Пункт 1-ый устава определяет понятие члена партии. В моем проекте это определение было таково: «Членом Российской социал-демократической рабочей партии считается всякий, признающий ее программу и поддерживающий партию как материальными средствами, так и личным участием в одной из партийных организаций». Мартов же вместо подчеркнутых слов предлагал сказать: работой под контролем и руководством одной из партийных организаций. За мою формулировку стал Плеханов, за мартовскую – остальные члены редакции (за них говорил на съезде Аксельрод). Мы доказывали, что необходимо сузить понятие члена партии для отделения работающих от болтающих, для устранения организационного хаоса, для устранения такого безобразия и такой нелепости, чтобы могли быть организации, состоящие из членов партии, но не являющиеся партийными организациями, и т.д. Мартов стоял за расширение партии и говорил о широком классовом движении, требующем широкой – расплывчатой организации и т.д. Курьезно, что почти все сторонники Мартова ссылались, в защиту своих взглядов, на «Что делать?»[14]! Плеханов горячо восстал против Мартова, указывая, что его жоресистская формулировка открывает двери оппортунистам, только и жаждущим этого положения в партии и вне организации. «Под контролем и руководством» – говорил я – означают на деле не больше и не меньше, как: без всякого контроля и без всякого руководства[15]. Мартов одержал тут победу: принята была (большинством около 28 голосов против 23 или в этом роде, не помню точно) его формулировка, благодаря Бунду, который, конечно, сразу смекнул, где есть щелочка, и всеми своими пятью голосами провел «чтó похуже» (делегат от «Рабочего Дела» именно так и мотивировал свой вотум за Мартова!). Горячие споры о §1 устава и баллотировка еще раз выяснили политическую группировку на съезде и показали наглядно, что Бунд + «Рабочее Дело» могут решить судьбу любого решения, поддерживая меньшинство искровцев против большинства.

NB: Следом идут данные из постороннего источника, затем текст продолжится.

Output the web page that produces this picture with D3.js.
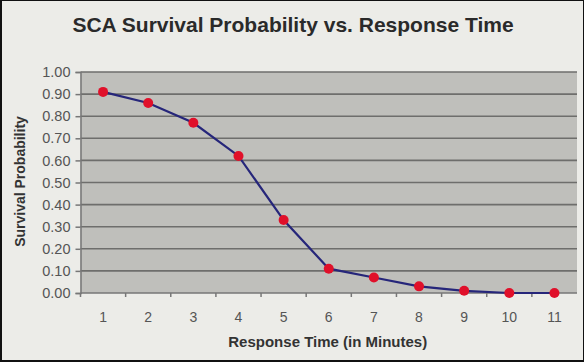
<!DOCTYPE html>
<html>
<head>
<meta charset="utf-8">
<script src="https://cdn.jsdelivr.net/npm/d3@7"></script>
<style>
  html, body { margin: 0; padding: 0; background: #1a1a1a; }
  #chart { width: 584px; height: 362px; }
  text { font-family: "Liberation Sans", Arial, sans-serif; }
</style>
</head>
<body>
<div id="chart"></div>
<script>
// data
var minutes = ["1", "2", "3", "4", "5", "6", "7", "8", "9", "10", "11"];
var survival = [0.91, 0.86, 0.77, 0.62, 0.33, 0.11, 0.07, 0.03, 0.01, 0.00, 0.00];
var yTicks = [0, 0.1, 0.2, 0.3, 0.4, 0.5, 0.6, 0.7, 0.8, 0.9, 1.0];

var W = 584, H = 362;
var margin = {top: 72, right: 7, bottom: 69, left: 80.5};
var width = W - margin.left - margin.right,
    height = H - margin.top - margin.bottom;

var svg = d3.select("#chart")
  .append("svg")
    .attr("width", W)
    .attr("height", H);

// frame / background
svg.append("rect")
  .attr("x", 0).attr("y", 0).attr("width", W).attr("height", H)
  .attr("fill", "#111");
svg.append("rect")
  .attr("x", 2).attr("y", 1).attr("width", W - 3).attr("height", H - 3)
  .attr("fill", "#ecece8");

svg.append("text")
  .attr("x", W / 2 + 1)
  .attr("y", 32)
  .attr("text-anchor", "middle")
  .attr("font-size", 21)
  .attr("font-weight", "bold")
  .attr("fill", "#2a2a2a")
  .text("SCA Survival Probability vs. Response Time");

var g = svg.append("g")
  .attr("transform", "translate(" + margin.left + "," + margin.top + ")");

var x = d3.scaleBand()
  .domain(minutes)
  .range([0, width]);

var y = d3.scaleLinear()
  .domain([0, 1])
  .range([height, 0]);

// plot area
g.append("rect")
  .attr("width", width)
  .attr("height", height)
  .attr("fill", "#bfbfbb");

// gridlines
g.selectAll(".grid")
  .data(yTicks.slice(1))
  .enter()
  .append("line")
    .attr("x1", 0).attr("x2", width)
    .attr("y1", function(d) { return y(d); })
    .attr("y2", function(d) { return y(d); })
    .attr("stroke", "#6e6e6c")
    .attr("stroke-width", 1.6);

// y axis
var yAxis = g.append("g")
  .call(d3.axisLeft(y).tickValues(yTicks).tickFormat(d3.format(".2f")).tickSize(5).tickPadding(5));
yAxis.select(".domain").attr("stroke", "#777").attr("stroke-width", 1.5);
yAxis.selectAll(".tick line").attr("stroke", "#777").attr("stroke-width", 1.5);
yAxis.selectAll(".tick text")
  .attr("font-size", 14.5)
  .attr("fill", "#555")
  .attr("font-family", "Liberation Sans, Arial, sans-serif");

// x axis: ticks sit between categories
var xAxisG = g.append("g")
  .attr("transform", "translate(0," + height + ")");
xAxisG.append("line")
  .attr("x1", 0).attr("x2", width)
  .attr("stroke", "#777").attr("stroke-width", 1.5);
xAxisG.selectAll(".xt")
  .data(minutes)
  .enter()
  .append("line")
    .attr("x1", function(d) { return x(d); })
    .attr("x2", function(d) { return x(d); })
    .attr("y1", 0).attr("y2", 4)
    .attr("stroke", "#777").attr("stroke-width", 1.5);
xAxisG.selectAll(".xl")
  .data(minutes)
  .enter()
  .append("text")
    .attr("x", function(d) { return x(d) + x.bandwidth() / 2; })
    .attr("y", 29)
    .attr("text-anchor", "middle")
    .attr("font-size", 14)
    .attr("fill", "#555")
    .text(function(d) { return d; });

// axis titles
svg.append("text")
  .attr("x", margin.left + width / 2 - 1)
  .attr("y", 347)
  .attr("text-anchor", "middle")
  .attr("font-size", 15)
  .attr("font-weight", "bold")
  .attr("fill", "#333")
  .text("Response Time (in Minutes)");

svg.append("text")
  .attr("transform", "translate(25," + (margin.top + height / 2 - 1) + ") rotate(-90)")
  .attr("text-anchor", "middle")
  .attr("font-size", 14)
  .attr("font-weight", "bold")
  .attr("fill", "#333")
  .text("Survival Probability");

// line
var line = d3.line()
  .x(function(d, i) { return x(minutes[i]) + x.bandwidth() / 2; })
  .y(function(d) { return y(d); });

g.append("path")
  .datum(survival)
  .attr("d", line)
  .attr("fill", "none")
  .attr("stroke", "#26267a")
  .attr("stroke-width", 2.2);

g.selectAll(".dot")
  .data(survival)
  .enter()
  .append("circle")
    .attr("cx", function(d, i) { return x(minutes[i]) + x.bandwidth() / 2; })
    .attr("cy", function(d) { return y(d); })
    .attr("r", 5)
    .attr("fill", "#e0102a");
</script>
</body>
</html>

После споров и баллотировки §1 устава имело место последнее (4-ое) заседание организации «Искры». Разногласие между искряками по вопросу о личном составе ЦК выяснилось уже вполне и вызвало раскол в их рядах: одни стояли за искровский ЦК (ввиду распущения организации «Искры» и группы «Освобождение труда» и необходимости доделать искровское дело), другие – за допущение и южнорабоченцев и за преобладание искровцев «зигзаговой линии». Одни были безусловно против кандидатуры N, другие за. Чтобы последний раз попытаться столковаться, и собрали это собрание 16-ти (членов организации «Искры», причем считались, повторяю, и совещательные голоса). Голосование дало такие результаты: против N – 9 голосов, за – 4, остальные воздержались. Затем большинство, не желая все же войны с меньшинством, предложило список примирения, из 5 лиц, в том числе 1 южнорабоченец (угодный меньшинству) и один боевой член меньшинства, остальные же искровцы последовательные (из коих – это важно – один участвовал в съездовой драке лишь в конце ее и был собственно беспристрастен, двое же не участвовали в драках вовсе и были в личном вопросе абсолютно беспристрастны). За этот список поднялось 10 рук (потом прибавился еще один и стало 11), против – 1 (только один Мартов!), остальные воздержались! Примирительный список, следовательно, был сорван Мартовым. После этого вотировались еще 2 «боевых» списка той и другой стороны, но оба собрали лишь меньшинство голосов.

Итак, в последнем собрании организации «Искры» мартовцы по обоим вопросам остались в меньшинстве, и тем не менее они объявили войну, когда один член большинства (беспристрастный или председатель) пошел к ним после собрания, чтобы сделать последнюю попытку соглашения.

Расчет мартовцев был ясен и верен: бундовцы и рабочедельцы, несомненно, поддержали бы список зигзаговой линии, ибо за месяц заседаний съезда все вопросы так выяснились, все личности так обрисовались, что ни единый член съезда не затруднился бы выбрать: что лучше или какое из зол меньше. А для Бунда + «Рабочее Дело», разумеется, зигзаговые искровцы были меньшим злом и всегда им будут.